Her reputation precedes her, whether the bad guys realize it or not
Nancy Harrison has finally stepped out of her prissy box and tried to do something helpful--but did she go overboard in her first self-less act?
She can’t ride, she hates horses, and she’s terrified of being alone. What’s a girl to do?
Join the Pony Express, of course.
When Nancy Harrison’s family receives a tax bill they can’t pay, there’s only one option open to them. Her brother, Lewis, will have to join the Pony Express and earn the money that way.
It would have worked, too, if ruffians hadn’t attacked him and broken his leg.

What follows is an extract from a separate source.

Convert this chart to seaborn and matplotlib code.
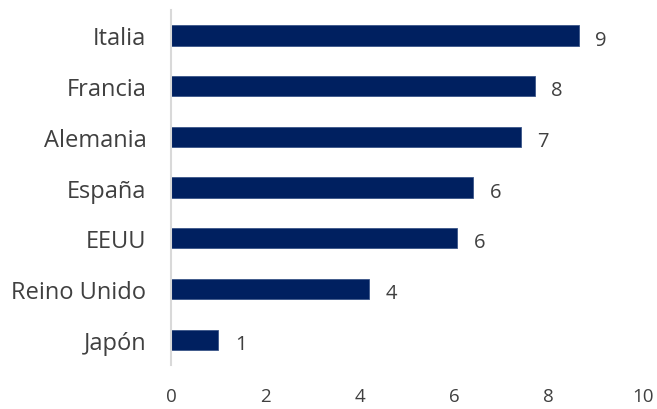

She doesn’t want to do it, of course, but what choice is there? Lose everything or ride a stupid, smelly horse for a few weeks? Nancy decides that she’ll chop off her hair, take to the dusty overland trail, and prove that she isn’t a “flighty little thing.”
But things go from bad to worse as she discovers that riding astride is worse than sidesaddle—especially when you’re not used to it. And no one seems to care! They also don’t seem to mind or notice when she arrives days late.
Things become even more complicated when Nancy realizes she’s not employed by the Pony Express at all, and what she’s doing is probably illegal.
Can’t she just go back home to balls, teas, and the hope of a suitor before her twentieth birthday? Sans her hair, of course, because that’ll entice the fellows. Sigh.